━━━ Recorded data ━━━
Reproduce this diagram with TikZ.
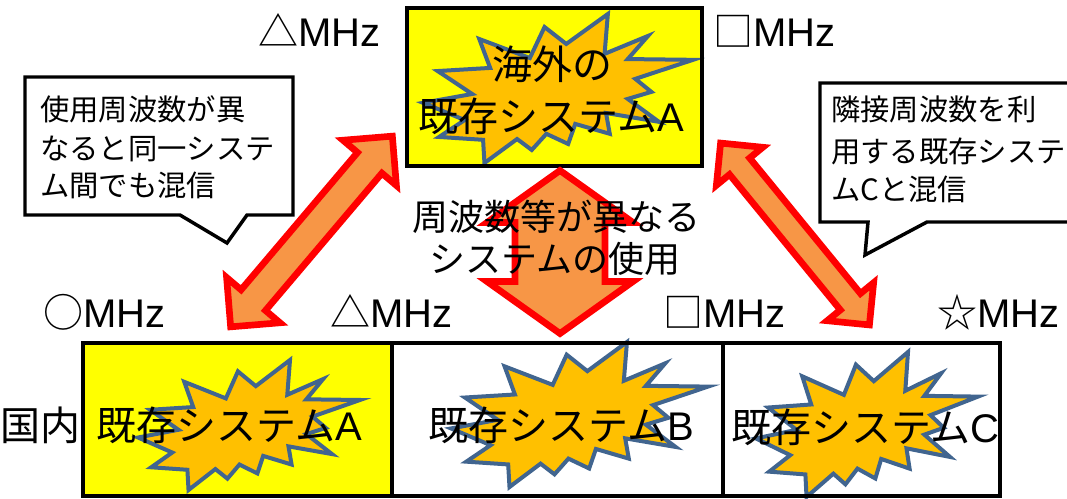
\documentclass[tikz,border=0pt]{standalone}
\usepackage{fontspec}
\setmainfont{Noto Sans CJK JP}
\newfontfamily\lat{Liberation Sans}
\definecolor{boxyellow}{HTML}{FFFF00}
\definecolor{burstfill}{HTML}{FFC000}
\definecolor{burstline}{HTML}{41658F}
\definecolor{arrowfill}{HTML}{F79646}
\definecolor{arrowline}{HTML}{FF0000}
\newcommand{\burstshape}[4]{%
\begin{scope}[shift={(#1,#2)},xscale=#3/100,yscale=#4/100]
\filldraw[burst] (53.06,20.10) -- (68.47,0) -- (67.25,26.75) -- (83.37,14.69) -- (75.83,30.24) -- (100,30.76) -- (78.63,43.53) -- (84.58,52.27) -- (75.83,56.99) -- (87.39,72.37) -- (67.78,66.44) -- (69.18,80.42) -- (56.39,73.77) -- (53.76,87.23) -- (45.70,80.42) -- (40.28,91.26) -- (34.85,83.91) -- (22.76,100) -- (22.25,84.44) -- (5.95,82.52) -- (15.42,71.16) -- (0,59.62) -- (18.22,53.67) -- (5.43,38.29) -- (24.87,36.19) -- (20.84,16.78) -- (39.58,29.55) -- (45.01,8.74) -- cycle;
\end{scope}}
\newcommand{\dblarrow}[7]{%
\begin{scope}[shift={(#1,#2)},rotate=#3]
\filldraw[dblarr] (-#4/2,0) -- (-#4/2+#6,#5) -- (-#4/2+#6,#7) -- (#4/2-#6,#7) -- (#4/2-#6,#5) -- (#4/2,0) -- (#4/2-#6,-#5) -- (#4/2-#6,-#7) -- (-#4/2+#6,-#7) -- (-#4/2+#6,-#5) -- cycle;
\end{scope}}
\begin{document}
\begin{tikzpicture}[x=0.75pt,y=-0.75pt,
  burst/.style={fill=burstfill,draw=burstline,line width=3pt,line join=miter},
  dblarr/.style={fill=arrowfill,draw=arrowline,line width=5pt,line join=miter},
  boxline/.style={draw=black,line width=3pt},
  callout/.style={draw=black,fill=white,line width=2.6pt,line join=miter},
  lbl/.style={inner sep=0pt,anchor=base west,font=\fontsize{30}{36}\selectfont},
  midtxt/.style={inner sep=0pt,anchor=base,font=\fontsize{27}{32}\selectfont},
  calltxt/.style={inner sep=0pt,anchor=base west,font=\fontsize{22}{26}\selectfont}]
\useasboundingbox (0,0) rectangle (1067,499);
% top box
\fill[boxyellow] (407,8) rectangle (702,166);
\burstshape{423}{14}{270}{149}
\draw[boxline] (407,8) rectangle (702,166);
\node[lbl,anchor=base] (topA1) at (552,80) {海外の};
\node[lbl] (topA2) at (418,132) {既存システム{\lat A}};
% MHz labels
\node[lbl] (mhzTL) at (258,47) {△{\lat MHz}};
\node[lbl] (mhzTR) at (713,47) {□{\lat MHz}};
\node[lbl] (mhzA) at (43,327) {○{\lat MHz}};
\node[lbl] (mhzB) at (330,327) {△{\lat MHz}};
\node[lbl] (mhzC) at (663,327) {□{\lat MHz}};
\node[lbl] (mhzD) at (937,327) {☆{\lat MHz}};
% callouts
\filldraw[callout] (25,77) -- (293,77) -- (293,215) -- (247,215) -- (227,243) -- (180,215) -- (25,215) -- cycle;
\node[calltxt] (cl1) at (40,121) {使用周波数が異};
\node[calltxt] (cl2) at (40,160) {なると同一システ};
\node[calltxt] (cl3) at (40,196) {ム間でも混信};
\filldraw[callout] (820,83) -- (1080,83) -- (1080,222) -- (927,222) -- (865,255) -- (868,222) -- (820,222) -- cycle;
\node[calltxt] (cr1) at (831,121) {隣接周波数を利};
\node[calltxt] (cr2) at (831,163) {用する既存システ};
\node[calltxt] (cr3) at (831,200) {ムCと混信};
% arrows
\dblarrow{311.5}{231.5}{49.7}{250}{35}{35}{16}
\dblarrow{795}{234}{-50.7}{235}{30}{30}{13}
\dblarrow{560}{252}{90}{163}{73}{52}{45}
\node[midtxt] (mid1) at (556,230) {周波数等が異なる};
\node[midtxt] (mid2) at (555,272) {システムの使用};
% bottom boxes
\fill[boxyellow] (83,343) rectangle (392,496);
\fill[white] (392,343) rectangle (1000,496);
\burstshape{138}{360}{222}{130}
\burstshape{451}{342}{257}{145}
\burstshape{756}{352}{222}{145}
\node[lbl] (dom) at (0,440) {国内};
\node[lbl] (sysA) at (96,440) {既存システム{\lat A}};
\node[lbl] (sysB) at (428,440) {既存システム{\lat B}};
\begin{scope}
\clip (723,343) rectangle (999,496);
\node[lbl] (sysC) at (731,442) {既存システム{\lat C}};
\end{scope}
\draw[boxline] (83,343) rectangle (392,496);
\draw[boxline] (392,343) rectangle (723,496);
\draw[boxline] (723,343) rectangle (1000,496);
\end{tikzpicture}
\end{document}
━━━
[What is being asked] Your copy of the data above should match it exactly, except that pictures are left out.

[Solution to the exercise]
Reproduce this diagram with TikZ.
\documentclass[tikz,border=0pt]{standalone}
\usepackage{fontspec}
\setmainfont{Noto Sans CJK JP}
\newfontfamily\lat{Liberation Sans}
\definecolor{boxyellow}{HTML}{FFFF00}
\definecolor{burstfill}{HTML}{FFC000}
\definecolor{burstline}{HTML}{41658F}
\definecolor{arrowfill}{HTML}{F79646}
\definecolor{arrowline}{HTML}{FF0000}
\newcommand{\burstshape}[4]{%
\begin{scope}[shift={(#1,#2)},xscale=#3/100,yscale=#4/100]
\filldraw[burst] (53.06,20.10) -- (68.47,0) -- (67.25,26.75) -- (83.37,14.69) -- (75.83,30.24) -- (100,30.76) -- (78.63,43.53) -- (84.58,52.27) -- (75.83,56.99) -- (87.39,72.37) -- (67.78,66.44) -- (69.18,80.42) -- (56.39,73.77) -- (53.76,87.23) -- (45.70,80.42) -- (40.28,91.26) -- (34.85,83.91) -- (22.76,100) -- (22.25,84.44) -- (5.95,82.52) -- (15.42,71.16) -- (0,59.62) -- (18.22,53.67) -- (5.43,38.29) -- (24.87,36.19) -- (20.84,16.78) -- (39.58,29.55) -- (45.01,8.74) -- cycle;
\end{scope}}
\newcommand{\dblarrow}[7]{%
\begin{scope}[shift={(#1,#2)},rotate=#3]
\filldraw[dblarr] (-#4/2,0) -- (-#4/2+#6,#5) -- (-#4/2+#6,#7) -- (#4/2-#6,#7) -- (#4/2-#6,#5) -- (#4/2,0) -- (#4/2-#6,-#5) -- (#4/2-#6,-#7) -- (-#4/2+#6,-#7) -- (-#4/2+#6,-#5) -- cycle;
\end{scope}}
\begin{document}
\begin{tikzpicture}[x=0.75pt,y=-0.75pt,
  burst/.style={fill=burstfill,draw=burstline,line width=3pt,line join=miter},
  dblarr/.style={fill=arrowfill,draw=arrowline,line width=5pt,line join=miter},
  boxline/.style={draw=black,line width=3pt},
  callout/.style={draw=black,fill=white,line width=2.6pt,line join=miter},
  lbl/.style={inner sep=0pt,anchor=base west,font=\fontsize{30}{36}\selectfont},
  midtxt/.style={inner sep=0pt,anchor=base,font=\fontsize{27}{32}\selectfont},
  calltxt/.style={inner sep=0pt,anchor=base west,font=\fontsize{22}{26}\selectfont}]
\useasboundingbox (0,0) rectangle (1067,499);
% top box
\fill[boxyellow] (407,8) rectangle (702,166);
\burstshape{423}{14}{270}{149}
\draw[boxline] (407,8) rectangle (702,166);
\node[lbl,anchor=base] (topA1) at (552,80) {海外の};
\node[lbl] (topA2) at (418,132) {既存システム{\lat A}};
% MHz labels
\node[lbl] (mhzTL) at (258,47) {△{\lat MHz}};
\node[lbl] (mhzTR) at (713,47) {□{\lat MHz}};
\node[lbl] (mhzA) at (43,327) {○{\lat MHz}};
\node[lbl] (mhzB) at (330,327) {△{\lat MHz}};
\node[lbl] (mhzC) at (663,327) {□{\lat MHz}};
\node[lbl] (mhzD) at (937,327) {☆{\lat MHz}};
% callouts
\filldraw[callout] (25,77) -- (293,77) -- (293,215) -- (247,215) -- (227,243) -- (180,215) -- (25,215) -- cycle;
\node[calltxt] (cl1) at (40,121) {使用周波数が異};
\node[calltxt] (cl2) at (40,160) {なると同一システ};
\node[calltxt] (cl3) at (40,196) {ム間でも混信};
\filldraw[callout] (820,83) -- (1080,83) -- (1080,222) -- (927,222) -- (865,255) -- (868,222) -- (820,222) -- cycle;
\node[calltxt] (cr1) at (831,121) {隣接周波数を利};
\node[calltxt] (cr2) at (831,163) {用する既存システ};
\node[calltxt] (cr3) at (831,200) {ムCと混信};
% arrows
\dblarrow{311.5}{231.5}{49.7}{250}{35}{35}{16}
\dblarrow{795}{234}{-50.7}{235}{30}{30}{13}
\dblarrow{560}{252}{90}{163}{73}{52}{45}
\node[midtxt] (mid1) at (556,230) {周波数等が異なる};
\node[midtxt] (mid2) at (555,272) {システムの使用};
% bottom boxes
\fill[boxyellow] (83,343) rectangle (392,496);
\fill[white] (392,343) rectangle (1000,496);
\burstshape{138}{360}{222}{130}
\burstshape{451}{342}{257}{145}
\burstshape{756}{352}{222}{145}
\node[lbl] (dom) at (0,440) {国内};
\node[lbl] (sysA) at (96,440) {既存システム{\lat A}};
\node[lbl] (sysB) at (428,440) {既存システム{\lat B}};
\begin{scope}
\clip (723,343) rectangle (999,496);
\node[lbl] (sysC) at (731,442) {既存システム{\lat C}};
\end{scope}
\draw[boxline] (83,343) rectangle (392,496);
\draw[boxline] (392,343) rectangle (723,496);
\draw[boxline] (723,343) rectangle (1000,496);
\end{tikzpicture}
\end{document}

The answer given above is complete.